Subsequent roles included Gaylord Ravenal in Show Boat (Broadway, Toronto, and London), Buddy Foster in the original production of Side Show, and David in the independent film, Broadway Damage.

In 1999, Hugh returned to the Majestic Theatre, this time to don the iconic mask in The Phantom of the Opera. Six months later, he originated the title role in the U.S. tour of Martin Guerre.

Following Martin Guerre, Hugh drew praise for performances in Gentleman Prefer Blondes and Merrily We Roll Along in Los Angeles and as Anthony Hope in the Kennedy Center’s 2002 production of Sweeney Todd.

After an off-Broadway run in LaChiusa’s Little Fish, Hugh returned to play the Phantom in 2003. One of the most popular actors to fill the role, he remained with the show until October 2005, leaving to play the seductive, conflicted vampire Lestat in the Elton John musical based on Anne Rice’s successful novels.

In autumn 2006, Hugh was invited to play Bobby in the 5th Avenue Theater (Seattle) production of Sondheim’s pivotal musical, Company. His performance was praised as “exquisitely accomplished.” Following Company, Hugh has appeared in a number of concerts, including benefit shows at Joe’s Pub, Birdland Jazz Club, and City Center.

In addition to his numerous stage credits, Hugh has also been featured on a number of recordings and added his voice to the chorus of the Prince of Egypt film soundtrack. He is currently at work on his debut solo album.

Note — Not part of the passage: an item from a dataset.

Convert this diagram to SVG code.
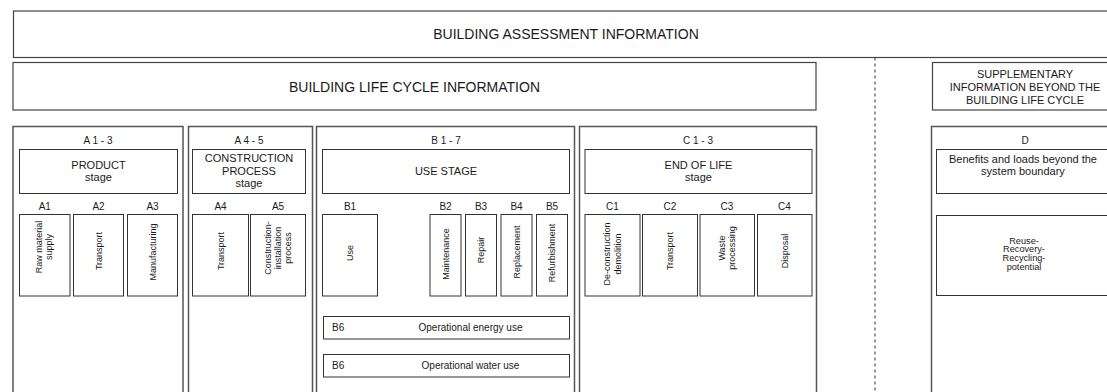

Last year, he starred as Jean Valjean in the Walnut Street Theatre’s outstanding production of Les Miserables, a role which earned him praise from audiences and reviewers alike, as well as the Barrymore award.  This spring, he played the title role in the 5th Avenue Theatre’s production of Sunday In The Park With George.

His genuine charm and humility, matched with a gorgeous smile, have made him a true fan favorite at many stage doors. While Hugh embraced a career in the theatre over one as a veterinarian, he remains a self-described animal freak with a particular fondness for dogs, especially his black Labradooble, Soot.